What is being asked: Give the data again exactly as written, skipping any pictures.
*** Data ***
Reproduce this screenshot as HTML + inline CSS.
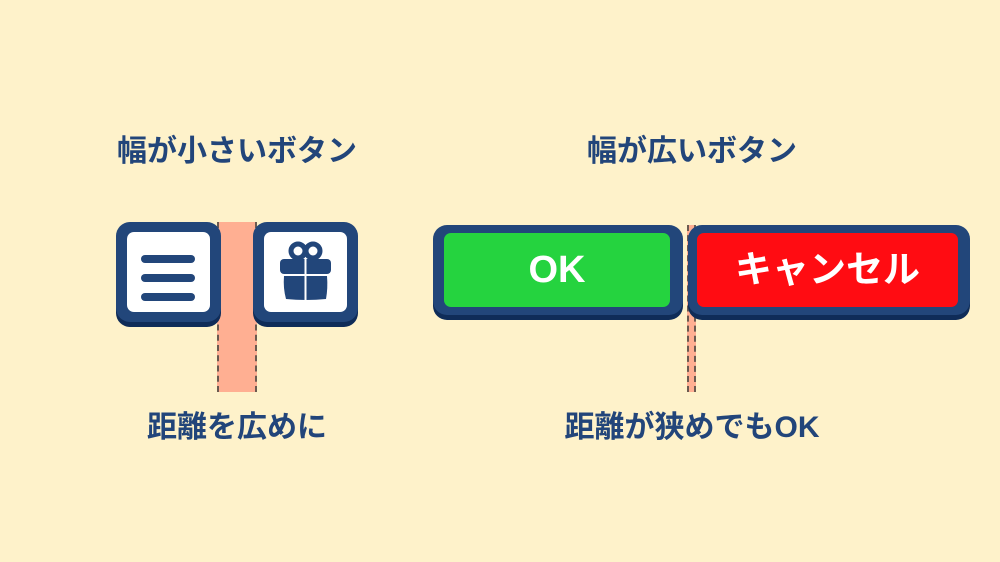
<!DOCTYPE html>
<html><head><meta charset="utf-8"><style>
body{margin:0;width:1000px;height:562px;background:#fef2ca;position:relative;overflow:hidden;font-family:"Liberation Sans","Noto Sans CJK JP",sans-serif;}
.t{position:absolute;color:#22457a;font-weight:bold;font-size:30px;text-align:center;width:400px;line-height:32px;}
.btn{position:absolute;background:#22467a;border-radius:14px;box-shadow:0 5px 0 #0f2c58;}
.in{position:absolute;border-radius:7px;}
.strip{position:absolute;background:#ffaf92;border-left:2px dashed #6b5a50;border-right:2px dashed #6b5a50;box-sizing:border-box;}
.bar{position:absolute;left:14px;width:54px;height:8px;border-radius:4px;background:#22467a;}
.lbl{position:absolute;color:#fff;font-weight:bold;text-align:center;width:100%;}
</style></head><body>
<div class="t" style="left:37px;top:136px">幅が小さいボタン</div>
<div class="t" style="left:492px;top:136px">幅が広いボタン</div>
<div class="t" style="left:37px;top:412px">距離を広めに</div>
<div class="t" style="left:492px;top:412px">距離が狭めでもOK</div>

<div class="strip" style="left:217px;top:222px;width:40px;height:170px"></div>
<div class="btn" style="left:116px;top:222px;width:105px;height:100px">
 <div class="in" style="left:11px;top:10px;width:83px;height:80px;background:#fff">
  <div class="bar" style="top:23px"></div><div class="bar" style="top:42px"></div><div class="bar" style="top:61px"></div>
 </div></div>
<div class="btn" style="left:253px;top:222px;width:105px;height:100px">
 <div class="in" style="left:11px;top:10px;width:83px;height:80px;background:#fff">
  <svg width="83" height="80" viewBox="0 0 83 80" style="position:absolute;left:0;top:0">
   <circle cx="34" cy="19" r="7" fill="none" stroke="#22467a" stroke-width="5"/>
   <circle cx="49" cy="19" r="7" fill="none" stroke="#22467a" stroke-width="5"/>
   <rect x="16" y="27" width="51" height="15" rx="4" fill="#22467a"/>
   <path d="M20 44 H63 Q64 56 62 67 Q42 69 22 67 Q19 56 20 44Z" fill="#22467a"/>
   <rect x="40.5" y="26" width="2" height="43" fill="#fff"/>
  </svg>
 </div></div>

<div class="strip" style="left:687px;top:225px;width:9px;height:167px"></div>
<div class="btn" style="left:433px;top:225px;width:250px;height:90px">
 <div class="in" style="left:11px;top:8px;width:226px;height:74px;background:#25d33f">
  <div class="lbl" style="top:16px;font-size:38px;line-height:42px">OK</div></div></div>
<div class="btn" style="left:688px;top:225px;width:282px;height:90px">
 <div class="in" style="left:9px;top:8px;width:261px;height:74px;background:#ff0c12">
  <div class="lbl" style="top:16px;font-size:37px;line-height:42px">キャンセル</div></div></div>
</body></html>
***
Correct response:
Reproduce this screenshot as HTML + inline CSS.
<!DOCTYPE html>
<html><head><meta charset="utf-8"><style>
body{margin:0;width:1000px;height:562px;background:#fef2ca;position:relative;overflow:hidden;font-family:"Liberation Sans","Noto Sans CJK JP",sans-serif;}
.t{position:absolute;color:#22457a;font-weight:bold;font-size:30px;text-align:center;width:400px;line-height:32px;}
.btn{position:absolute;background:#22467a;border-radius:14px;box-shadow:0 5px 0 #0f2c58;}
.in{position:absolute;border-radius:7px;}
.strip{position:absolute;background:#ffaf92;border-left:2px dashed #6b5a50;border-right:2px dashed #6b5a50;box-sizing:border-box;}
.bar{position:absolute;left:14px;width:54px;height:8px;border-radius:4px;background:#22467a;}
.lbl{position:absolute;color:#fff;font-weight:bold;text-align:center;width:100%;}
</style></head><body>
<div class="t" style="left:37px;top:136px">幅が小さいボタン</div>
<div class="t" style="left:492px;top:136px">幅が広いボタン</div>
<div class="t" style="left:37px;top:412px">距離を広めに</div>
<div class="t" style="left:492px;top:412px">距離が狭めでもOK</div>

<div class="strip" style="left:217px;top:222px;width:40px;height:170px"></div>
<div class="btn" style="left:116px;top:222px;width:105px;height:100px">
 <div class="in" style="left:11px;top:10px;width:83px;height:80px;background:#fff">
  <div class="bar" style="top:23px"></div><div class="bar" style="top:42px"></div><div class="bar" style="top:61px"></div>
 </div></div>
<div class="btn" style="left:253px;top:222px;width:105px;height:100px">
 <div class="in" style="left:11px;top:10px;width:83px;height:80px;background:#fff">
  <svg width="83" height="80" viewBox="0 0 83 80" style="position:absolute;left:0;top:0">
   <circle cx="34" cy="19" r="7" fill="none" stroke="#22467a" stroke-width="5"/>
   <circle cx="49" cy="19" r="7" fill="none" stroke="#22467a" stroke-width="5"/>
   <rect x="16" y="27" width="51" height="15" rx="4" fill="#22467a"/>
   <path d="M20 44 H63 Q64 56 62 67 Q42 69 22 67 Q19 56 20 44Z" fill="#22467a"/>
   <rect x="40.5" y="26" width="2" height="43" fill="#fff"/>
  </svg>
 </div></div>

<div class="strip" style="left:687px;top:225px;width:9px;height:167px"></div>
<div class="btn" style="left:433px;top:225px;width:250px;height:90px">
 <div class="in" style="left:11px;top:8px;width:226px;height:74px;background:#25d33f">
  <div class="lbl" style="top:16px;font-size:38px;line-height:42px">OK</div></div></div>
<div class="btn" style="left:688px;top:225px;width:282px;height:90px">
 <div class="in" style="left:9px;top:8px;width:261px;height:74px;background:#ff0c12">
  <div class="lbl" style="top:16px;font-size:37px;line-height:42px">キャンセル</div></div></div>
</body></html>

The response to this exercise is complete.